Quickly I caught up. I learnt that Hong Kong people were against the proposed changes to extradition law, which in short, would give more power to the Communist Chinese government. This moves Hong Kong closer to Chinese control and away from the British systems built on Western ideals like democracy, rule of law, free speech and press.
The Hong Kong people are fearful (at worst) and uncertain (at best) of what life would be like under greater Chinese control.
The same fear and uncertainty my parents felt just before Hong Kong was handed back to China in 1997, after 150 years of British rule. And the reason why they gave up everything they knew about life to start a new one in a place so far away.
On a humid July day some 30 years ago, our entire extended family came to see us off at the airport. My family of four were moving from Hong Kong to a foreign country called Australia. I was eight years old and my sister was seven.
My mum cried as she held on to her brother. “I know we have to go. I just know,” she said in Cantonese.
We arrived to a cold, wet Melbourne winter. My dad, while lugging our bags up and down a flight of stairs slipped and fell. We spent our first night in the emergency department. My mum cried again.

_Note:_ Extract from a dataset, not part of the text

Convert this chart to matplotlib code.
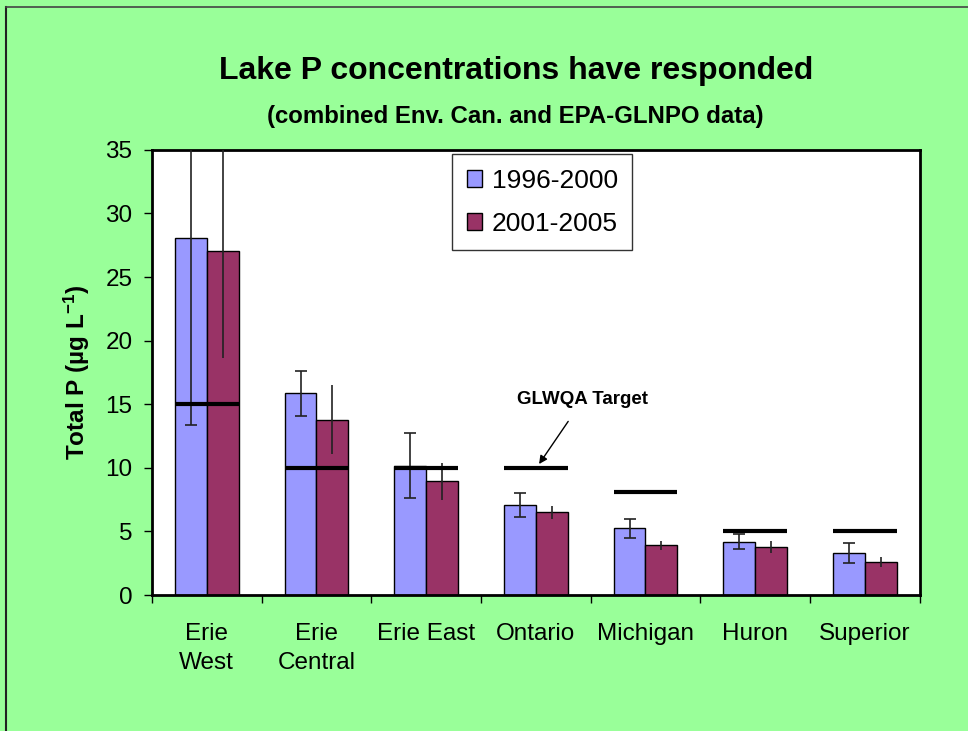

That was how our new lives began.
As migrants, we are often asked where we come from, but seldom why we’re here. The question of why comes up so rarely that I don’t really think about it. Or else it’s easy to default to the short answer: “for a better future”. After all, isn’t that why anyone moves?
When news of the mass rally in Hong Kong first broke last week, I paid little attention. Protests were not uncommon in my hometown. There was a series of them in 2014 called the Umbrella Movement, where citizens staged a 79-day occupation demanding a more transparent election process. Children joined their parents in taking to the streets -- some reportedly bringing their homework -- to fight against changes to Hong Kong’s electoral system. The protests ended, the government didn’t budge and everyone more or less got on with whatever they were doing before.
But the latest series of protests demanded all of our attention. Coverage of the demonstrations dominated my social media feed. My cousin closed her jewellery shop in downtown Hong Kong. More than two million people took to the street. Leaders around the world released public statements.
We’d moved to Australia for the promise of political and economic stability. Even with the musical chair of prime ministers, you can exercise your right to vote and call politicians bastards without fear of reprisal.
There is a genuine belief in a fair go, in social justice and in human rights. When we think the government has got it wrong, we can joke about taking refuge in New Zealand.
For my parents and thousands of displaced Hong Kong families, we didn’t joke about moving. We did it. For those who couldn’t move or didn’t want to move, they remained in Hong Kong where life only got harder in the last 30 years.
Suddenly, the images on TV had a new meaning. I had a sliding door moment where we didn’t get on that Qantas flight bound for Australia. Instead of being in suburbia Melbourne, penning this piece without fear of persecution, I was on the streets of Hong Kong, in face mask and goggles, marching for stability, certainty and a better future, for the future that I already have today.